Goal of the exercise = Search the records that follow and extract every line containing the string "matplotlib".

Data for this task =
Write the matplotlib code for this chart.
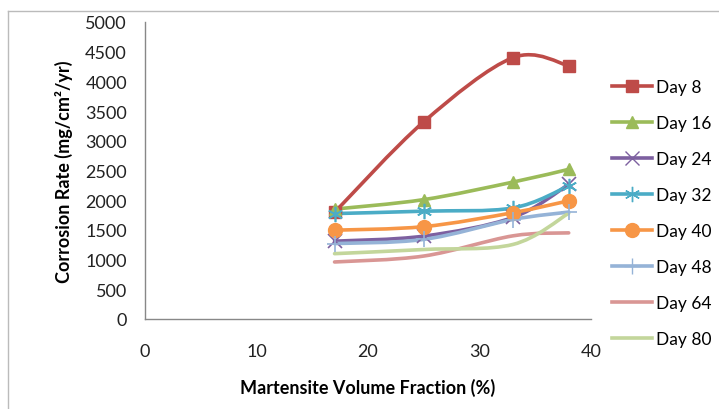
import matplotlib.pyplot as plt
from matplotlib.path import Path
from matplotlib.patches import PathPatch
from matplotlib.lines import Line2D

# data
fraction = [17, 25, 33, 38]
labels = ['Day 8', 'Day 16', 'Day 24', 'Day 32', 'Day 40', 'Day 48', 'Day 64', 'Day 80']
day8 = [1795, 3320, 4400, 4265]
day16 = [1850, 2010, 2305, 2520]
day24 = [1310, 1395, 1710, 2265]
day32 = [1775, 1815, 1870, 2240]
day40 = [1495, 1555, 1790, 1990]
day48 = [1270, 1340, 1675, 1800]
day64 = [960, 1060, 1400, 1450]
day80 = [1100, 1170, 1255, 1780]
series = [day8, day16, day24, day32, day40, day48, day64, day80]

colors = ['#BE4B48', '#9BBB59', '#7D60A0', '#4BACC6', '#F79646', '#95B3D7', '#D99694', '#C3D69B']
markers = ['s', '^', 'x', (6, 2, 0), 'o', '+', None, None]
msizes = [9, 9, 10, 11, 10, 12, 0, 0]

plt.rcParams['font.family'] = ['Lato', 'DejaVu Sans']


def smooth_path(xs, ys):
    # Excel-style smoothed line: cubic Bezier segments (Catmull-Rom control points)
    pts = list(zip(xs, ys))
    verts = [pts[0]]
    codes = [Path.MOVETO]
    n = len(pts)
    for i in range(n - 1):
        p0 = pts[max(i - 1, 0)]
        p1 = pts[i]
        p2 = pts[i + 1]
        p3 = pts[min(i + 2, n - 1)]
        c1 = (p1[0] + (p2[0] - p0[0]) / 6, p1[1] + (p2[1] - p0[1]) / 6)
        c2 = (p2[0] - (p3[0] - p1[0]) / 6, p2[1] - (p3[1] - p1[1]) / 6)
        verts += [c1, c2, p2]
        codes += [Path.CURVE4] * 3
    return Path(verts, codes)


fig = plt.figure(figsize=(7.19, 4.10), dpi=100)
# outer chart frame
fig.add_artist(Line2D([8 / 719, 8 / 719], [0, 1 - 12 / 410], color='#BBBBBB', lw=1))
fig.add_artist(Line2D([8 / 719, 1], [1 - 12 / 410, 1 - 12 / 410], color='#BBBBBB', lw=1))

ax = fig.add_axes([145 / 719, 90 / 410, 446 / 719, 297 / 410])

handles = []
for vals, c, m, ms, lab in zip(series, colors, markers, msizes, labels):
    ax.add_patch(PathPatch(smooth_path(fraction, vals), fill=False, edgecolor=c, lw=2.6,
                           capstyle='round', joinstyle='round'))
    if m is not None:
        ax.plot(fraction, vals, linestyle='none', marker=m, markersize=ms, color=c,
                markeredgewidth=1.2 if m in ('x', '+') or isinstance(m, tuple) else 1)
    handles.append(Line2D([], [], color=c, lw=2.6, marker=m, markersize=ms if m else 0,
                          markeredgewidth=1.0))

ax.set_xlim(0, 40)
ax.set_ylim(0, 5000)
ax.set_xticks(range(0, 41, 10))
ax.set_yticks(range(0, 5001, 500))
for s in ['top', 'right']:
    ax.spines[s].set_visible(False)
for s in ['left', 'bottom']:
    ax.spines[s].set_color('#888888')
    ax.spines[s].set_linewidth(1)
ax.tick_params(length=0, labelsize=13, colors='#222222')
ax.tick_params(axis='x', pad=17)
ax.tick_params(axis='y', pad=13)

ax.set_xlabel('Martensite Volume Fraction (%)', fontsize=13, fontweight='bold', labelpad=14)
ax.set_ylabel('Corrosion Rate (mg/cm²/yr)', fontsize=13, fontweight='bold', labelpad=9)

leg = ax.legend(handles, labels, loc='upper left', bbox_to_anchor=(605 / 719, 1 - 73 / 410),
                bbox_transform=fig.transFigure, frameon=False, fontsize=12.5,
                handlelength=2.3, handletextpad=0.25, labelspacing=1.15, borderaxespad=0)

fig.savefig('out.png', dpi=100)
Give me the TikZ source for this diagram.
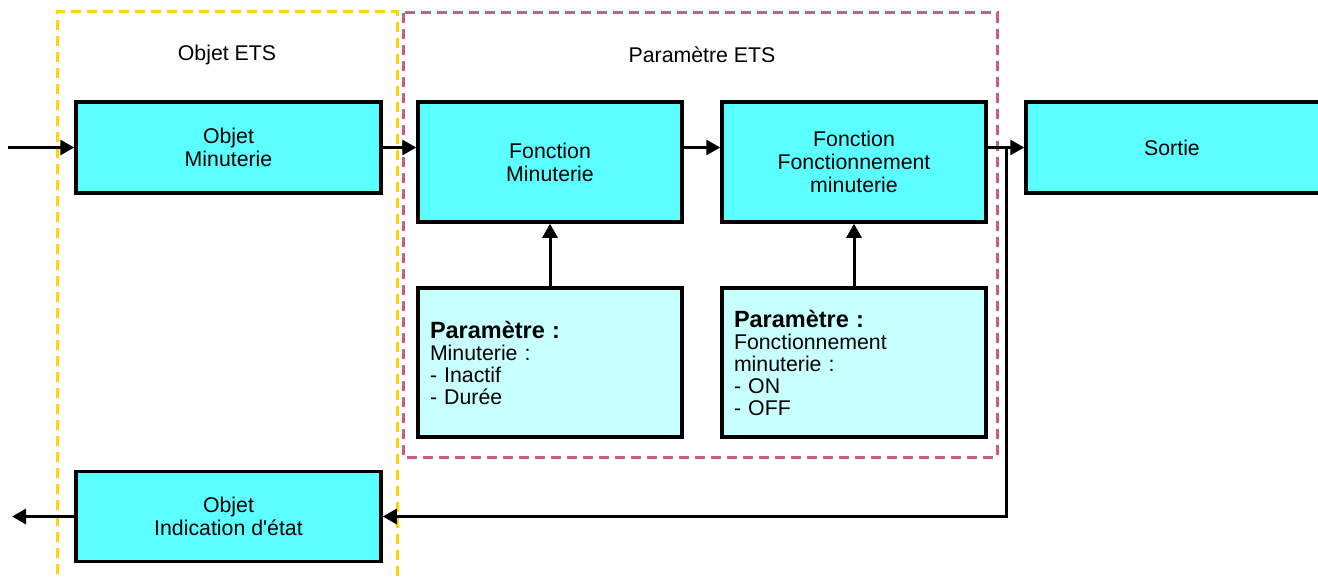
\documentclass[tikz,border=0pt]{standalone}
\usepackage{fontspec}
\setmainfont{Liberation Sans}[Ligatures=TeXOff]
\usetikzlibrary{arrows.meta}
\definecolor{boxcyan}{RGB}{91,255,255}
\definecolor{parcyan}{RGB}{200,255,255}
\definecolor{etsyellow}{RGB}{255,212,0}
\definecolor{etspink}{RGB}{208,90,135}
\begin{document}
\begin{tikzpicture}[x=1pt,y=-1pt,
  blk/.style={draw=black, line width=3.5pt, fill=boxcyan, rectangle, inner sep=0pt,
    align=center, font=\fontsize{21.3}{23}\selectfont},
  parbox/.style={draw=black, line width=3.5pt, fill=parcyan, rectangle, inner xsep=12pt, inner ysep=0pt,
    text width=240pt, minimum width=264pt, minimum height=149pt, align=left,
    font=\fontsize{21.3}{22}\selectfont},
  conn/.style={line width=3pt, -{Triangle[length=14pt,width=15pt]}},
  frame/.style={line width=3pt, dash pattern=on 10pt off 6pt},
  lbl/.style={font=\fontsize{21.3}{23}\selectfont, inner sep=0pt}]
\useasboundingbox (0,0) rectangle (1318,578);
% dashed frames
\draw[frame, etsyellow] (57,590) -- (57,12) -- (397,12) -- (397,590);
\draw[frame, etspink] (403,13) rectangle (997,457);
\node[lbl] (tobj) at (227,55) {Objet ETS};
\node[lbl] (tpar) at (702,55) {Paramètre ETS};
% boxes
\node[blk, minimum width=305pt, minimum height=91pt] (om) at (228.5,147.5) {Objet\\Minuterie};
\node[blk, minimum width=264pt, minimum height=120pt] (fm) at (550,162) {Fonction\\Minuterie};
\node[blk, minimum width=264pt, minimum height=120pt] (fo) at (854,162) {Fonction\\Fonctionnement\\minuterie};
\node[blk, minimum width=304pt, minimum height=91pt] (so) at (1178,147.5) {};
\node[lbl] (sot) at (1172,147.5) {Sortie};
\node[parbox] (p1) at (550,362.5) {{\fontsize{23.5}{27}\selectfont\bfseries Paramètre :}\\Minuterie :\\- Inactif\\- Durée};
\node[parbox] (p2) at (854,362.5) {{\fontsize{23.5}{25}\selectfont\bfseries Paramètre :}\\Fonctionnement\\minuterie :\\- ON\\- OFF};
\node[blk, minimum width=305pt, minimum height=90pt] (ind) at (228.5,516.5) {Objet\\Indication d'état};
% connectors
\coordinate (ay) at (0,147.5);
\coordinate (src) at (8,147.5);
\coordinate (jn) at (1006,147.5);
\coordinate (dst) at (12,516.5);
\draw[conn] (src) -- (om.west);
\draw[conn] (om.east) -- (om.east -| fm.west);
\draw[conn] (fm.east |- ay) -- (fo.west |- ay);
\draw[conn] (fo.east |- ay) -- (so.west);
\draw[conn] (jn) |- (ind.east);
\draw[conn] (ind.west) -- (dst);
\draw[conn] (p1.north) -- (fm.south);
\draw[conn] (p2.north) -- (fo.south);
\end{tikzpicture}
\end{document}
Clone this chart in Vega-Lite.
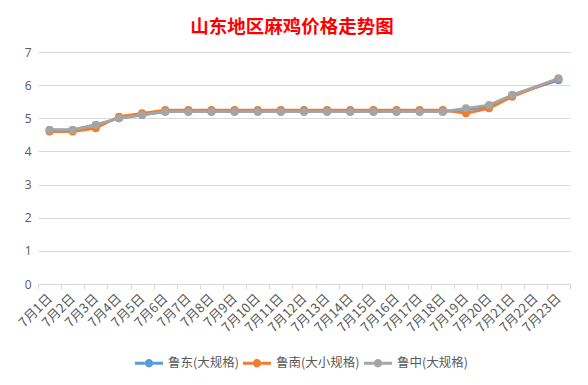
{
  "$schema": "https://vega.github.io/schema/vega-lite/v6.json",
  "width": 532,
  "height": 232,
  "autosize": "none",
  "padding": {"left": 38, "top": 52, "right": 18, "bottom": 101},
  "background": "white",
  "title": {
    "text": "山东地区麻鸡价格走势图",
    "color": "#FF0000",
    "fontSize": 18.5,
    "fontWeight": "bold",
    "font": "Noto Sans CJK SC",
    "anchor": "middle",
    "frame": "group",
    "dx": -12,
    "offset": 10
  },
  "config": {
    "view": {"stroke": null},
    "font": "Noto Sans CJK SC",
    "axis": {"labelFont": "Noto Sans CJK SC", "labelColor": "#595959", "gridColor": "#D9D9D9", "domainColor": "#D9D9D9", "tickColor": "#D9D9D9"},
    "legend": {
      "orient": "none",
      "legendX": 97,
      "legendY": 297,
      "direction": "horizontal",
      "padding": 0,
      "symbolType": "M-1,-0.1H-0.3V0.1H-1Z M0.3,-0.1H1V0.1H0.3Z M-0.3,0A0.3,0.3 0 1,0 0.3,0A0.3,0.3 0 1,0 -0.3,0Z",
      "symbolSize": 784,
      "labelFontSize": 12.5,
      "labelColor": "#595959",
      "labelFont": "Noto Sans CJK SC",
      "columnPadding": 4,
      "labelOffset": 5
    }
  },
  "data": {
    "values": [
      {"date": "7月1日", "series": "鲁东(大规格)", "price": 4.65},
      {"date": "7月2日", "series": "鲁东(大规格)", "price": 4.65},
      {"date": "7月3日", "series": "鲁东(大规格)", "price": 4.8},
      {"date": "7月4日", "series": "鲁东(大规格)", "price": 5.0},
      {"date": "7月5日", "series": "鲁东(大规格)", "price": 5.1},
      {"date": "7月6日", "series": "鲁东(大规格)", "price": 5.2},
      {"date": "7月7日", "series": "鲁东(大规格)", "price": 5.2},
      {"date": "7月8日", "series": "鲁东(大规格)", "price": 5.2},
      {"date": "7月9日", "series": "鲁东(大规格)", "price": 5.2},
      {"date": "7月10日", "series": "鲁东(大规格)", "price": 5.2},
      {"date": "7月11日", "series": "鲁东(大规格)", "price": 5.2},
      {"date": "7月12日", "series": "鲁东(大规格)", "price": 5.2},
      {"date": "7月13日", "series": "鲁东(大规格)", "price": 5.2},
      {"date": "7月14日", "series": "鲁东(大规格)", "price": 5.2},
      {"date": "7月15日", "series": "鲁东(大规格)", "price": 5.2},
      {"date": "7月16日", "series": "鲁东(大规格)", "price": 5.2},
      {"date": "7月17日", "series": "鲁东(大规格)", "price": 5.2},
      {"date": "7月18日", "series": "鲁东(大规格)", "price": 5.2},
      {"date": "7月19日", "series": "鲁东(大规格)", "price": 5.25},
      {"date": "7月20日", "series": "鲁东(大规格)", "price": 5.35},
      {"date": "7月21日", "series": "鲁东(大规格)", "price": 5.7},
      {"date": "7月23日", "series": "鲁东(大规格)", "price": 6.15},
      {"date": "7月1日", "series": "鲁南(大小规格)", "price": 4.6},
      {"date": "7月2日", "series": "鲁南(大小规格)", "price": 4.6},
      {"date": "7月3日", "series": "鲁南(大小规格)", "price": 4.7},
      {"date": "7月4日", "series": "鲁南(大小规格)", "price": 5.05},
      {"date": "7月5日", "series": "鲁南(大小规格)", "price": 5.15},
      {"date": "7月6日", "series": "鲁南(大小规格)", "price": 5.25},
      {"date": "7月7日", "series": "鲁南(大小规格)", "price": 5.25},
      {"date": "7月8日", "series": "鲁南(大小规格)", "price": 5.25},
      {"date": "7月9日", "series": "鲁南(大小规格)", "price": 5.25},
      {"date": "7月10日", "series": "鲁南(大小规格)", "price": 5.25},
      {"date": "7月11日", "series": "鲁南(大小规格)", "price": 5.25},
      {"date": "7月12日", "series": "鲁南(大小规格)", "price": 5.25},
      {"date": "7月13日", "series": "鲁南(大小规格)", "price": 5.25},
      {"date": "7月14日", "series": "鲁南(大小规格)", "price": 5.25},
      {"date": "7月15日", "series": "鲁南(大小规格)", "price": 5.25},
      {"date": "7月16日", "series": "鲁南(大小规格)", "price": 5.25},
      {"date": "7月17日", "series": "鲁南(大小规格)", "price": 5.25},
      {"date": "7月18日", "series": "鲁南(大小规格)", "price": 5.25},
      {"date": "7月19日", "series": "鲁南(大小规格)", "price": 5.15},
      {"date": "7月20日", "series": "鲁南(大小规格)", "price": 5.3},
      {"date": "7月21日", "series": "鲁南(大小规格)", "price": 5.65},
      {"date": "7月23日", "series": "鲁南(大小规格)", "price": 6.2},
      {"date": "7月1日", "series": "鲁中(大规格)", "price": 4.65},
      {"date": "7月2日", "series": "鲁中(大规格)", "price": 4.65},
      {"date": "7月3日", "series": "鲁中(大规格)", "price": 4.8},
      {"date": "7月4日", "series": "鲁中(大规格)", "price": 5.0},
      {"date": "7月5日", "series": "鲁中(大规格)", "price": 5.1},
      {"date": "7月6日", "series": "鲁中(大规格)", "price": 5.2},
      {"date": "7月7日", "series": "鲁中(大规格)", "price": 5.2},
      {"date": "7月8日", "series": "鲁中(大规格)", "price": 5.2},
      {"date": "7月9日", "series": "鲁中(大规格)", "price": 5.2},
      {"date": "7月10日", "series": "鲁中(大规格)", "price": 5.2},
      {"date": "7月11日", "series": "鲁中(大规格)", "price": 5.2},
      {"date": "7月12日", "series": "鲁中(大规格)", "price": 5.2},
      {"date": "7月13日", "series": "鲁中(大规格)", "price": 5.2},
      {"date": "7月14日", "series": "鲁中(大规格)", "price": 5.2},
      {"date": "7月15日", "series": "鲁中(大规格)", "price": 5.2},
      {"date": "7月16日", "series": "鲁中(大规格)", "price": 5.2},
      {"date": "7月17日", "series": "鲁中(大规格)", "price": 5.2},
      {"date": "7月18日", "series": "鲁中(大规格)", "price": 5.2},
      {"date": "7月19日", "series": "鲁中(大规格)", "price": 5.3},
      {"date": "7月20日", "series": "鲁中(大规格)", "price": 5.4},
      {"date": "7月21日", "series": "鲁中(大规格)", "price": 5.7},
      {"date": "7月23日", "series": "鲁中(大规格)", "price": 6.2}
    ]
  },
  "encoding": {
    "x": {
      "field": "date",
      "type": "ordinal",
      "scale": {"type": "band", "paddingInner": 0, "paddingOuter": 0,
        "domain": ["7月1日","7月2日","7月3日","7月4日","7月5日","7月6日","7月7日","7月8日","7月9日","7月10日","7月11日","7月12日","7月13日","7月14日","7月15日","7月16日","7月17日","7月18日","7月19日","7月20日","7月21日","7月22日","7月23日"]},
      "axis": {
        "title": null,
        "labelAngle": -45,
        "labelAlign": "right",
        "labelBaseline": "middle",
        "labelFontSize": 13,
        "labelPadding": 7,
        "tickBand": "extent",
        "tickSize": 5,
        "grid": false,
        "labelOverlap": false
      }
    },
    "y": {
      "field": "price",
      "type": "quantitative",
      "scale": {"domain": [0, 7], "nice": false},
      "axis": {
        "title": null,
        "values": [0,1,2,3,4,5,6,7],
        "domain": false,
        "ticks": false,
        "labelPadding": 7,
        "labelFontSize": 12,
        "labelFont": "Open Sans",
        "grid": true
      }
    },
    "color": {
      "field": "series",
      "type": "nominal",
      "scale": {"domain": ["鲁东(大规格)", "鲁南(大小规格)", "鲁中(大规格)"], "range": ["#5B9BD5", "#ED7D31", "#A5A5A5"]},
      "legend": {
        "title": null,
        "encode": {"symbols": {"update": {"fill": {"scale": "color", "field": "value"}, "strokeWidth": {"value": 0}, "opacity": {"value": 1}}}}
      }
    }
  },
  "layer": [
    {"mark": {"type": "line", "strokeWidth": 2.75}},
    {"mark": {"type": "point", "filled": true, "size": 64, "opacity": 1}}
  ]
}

Solution =
Write the matplotlib code for this chart.
import matplotlib.pyplot as plt
from matplotlib.path import Path
from matplotlib.patches import PathPatch
from matplotlib.lines import Line2D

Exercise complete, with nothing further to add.